Opec output falls most in almost two years

- Grant Smith

london — Before its agreement to cut oil supplies even started, Opec’s production plunged by the most in almost two years last month.

In a sign of the urgency felt by the cartel amid tumbling crude prices, leading member Saudi Arabia throttled back production, according to a Bloomberg survey of officials, analysts and ship-tracking data. The group’s pact to curb output only formally started this week.

The kingdom’s deliberate cutbacks were compounded by unplanned losses in Iran, which is being targeted by US sanctions, and in Libya, where protests halted the biggest oil field.

As a result, oil output from the Organisati­on of Petroleum Exporting Countries fell 530,000 barrels a day to 32.6 million a day last month. It’s the sharpest pullback since January 2017, when the group first embarked on its strategy to clear the glut created by rising supplies of US shale oil.

A global coalition of oil producers known as Opec+, which comprises both members of the group and other exporters including Russia, agreed on December 7 to reduce output during the first six months of 2019. Crude prices failed to rally however, and instead slumped to the lowest in more than a year.

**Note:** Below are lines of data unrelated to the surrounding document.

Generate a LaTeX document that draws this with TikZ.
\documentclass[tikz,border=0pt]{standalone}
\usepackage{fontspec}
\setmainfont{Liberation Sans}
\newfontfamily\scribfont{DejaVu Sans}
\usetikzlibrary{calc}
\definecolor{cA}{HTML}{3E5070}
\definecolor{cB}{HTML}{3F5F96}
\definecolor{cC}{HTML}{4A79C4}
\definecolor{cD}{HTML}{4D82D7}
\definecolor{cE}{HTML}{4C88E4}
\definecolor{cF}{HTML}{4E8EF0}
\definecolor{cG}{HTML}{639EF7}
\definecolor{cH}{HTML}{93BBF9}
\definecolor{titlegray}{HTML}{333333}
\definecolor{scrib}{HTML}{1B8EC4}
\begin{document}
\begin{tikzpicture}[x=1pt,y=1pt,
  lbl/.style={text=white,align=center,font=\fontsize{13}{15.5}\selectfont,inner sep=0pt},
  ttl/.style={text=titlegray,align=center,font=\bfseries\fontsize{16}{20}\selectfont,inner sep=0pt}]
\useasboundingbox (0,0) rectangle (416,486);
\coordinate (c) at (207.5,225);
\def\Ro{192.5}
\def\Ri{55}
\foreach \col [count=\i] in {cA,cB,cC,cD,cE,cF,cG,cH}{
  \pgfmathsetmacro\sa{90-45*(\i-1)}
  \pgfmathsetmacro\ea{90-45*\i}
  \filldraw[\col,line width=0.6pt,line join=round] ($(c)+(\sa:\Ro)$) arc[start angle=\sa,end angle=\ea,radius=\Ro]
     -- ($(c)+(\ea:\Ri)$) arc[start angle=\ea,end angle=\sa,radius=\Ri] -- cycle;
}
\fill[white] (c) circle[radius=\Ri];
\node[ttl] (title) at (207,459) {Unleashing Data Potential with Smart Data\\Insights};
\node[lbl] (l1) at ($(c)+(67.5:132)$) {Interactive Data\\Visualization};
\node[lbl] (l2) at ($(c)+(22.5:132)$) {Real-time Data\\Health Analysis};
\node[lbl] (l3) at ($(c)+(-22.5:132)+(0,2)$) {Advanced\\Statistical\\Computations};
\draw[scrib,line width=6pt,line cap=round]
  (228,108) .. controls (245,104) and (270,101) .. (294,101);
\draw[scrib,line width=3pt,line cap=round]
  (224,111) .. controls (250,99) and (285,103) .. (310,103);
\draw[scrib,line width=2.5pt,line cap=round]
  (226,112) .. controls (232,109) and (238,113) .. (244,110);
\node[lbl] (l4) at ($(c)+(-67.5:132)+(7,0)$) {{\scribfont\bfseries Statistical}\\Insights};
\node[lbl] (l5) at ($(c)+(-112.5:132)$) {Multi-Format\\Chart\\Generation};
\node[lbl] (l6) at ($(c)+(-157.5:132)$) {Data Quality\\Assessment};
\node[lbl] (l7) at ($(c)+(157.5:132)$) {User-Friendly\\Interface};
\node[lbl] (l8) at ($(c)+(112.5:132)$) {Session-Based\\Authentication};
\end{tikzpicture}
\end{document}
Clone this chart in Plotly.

Investors remain concerned that Opec+ isn’t cutting enough to make way for another surge of supply anticipate­d from US shale oil drillers.

They’re also increasing­ly worried that a slowing global economy, coupled with the US-China trade dispute, will hit fuel demand and swell the pile-up of unwanted crude. “Slowdown fears” are “putting more pressure on Opec to stabilise the petroleum markets,” said Phil Flynn, markets analyst at Price Futures Group. “So let the cuts begin.”

The Saudis curtailed production by 420,000 barrels a day to 10.65 million last month, from a record of just above 11 million reached in November, the survey showed. Energy Minister Khalid Al Falih has promised to cut even deeper this month, going beyond the reductions the kingdom signed up to.

As is often the case with Opec, not all of the supply restraint seen last month was deliberate.

Libya’s production fell by 110,000 barrels a day to one million a day. Sharara, the country’s biggest oil field, has been offline since it was stormed in mid-December by an armed group and demonstrat­ors demanding better government services.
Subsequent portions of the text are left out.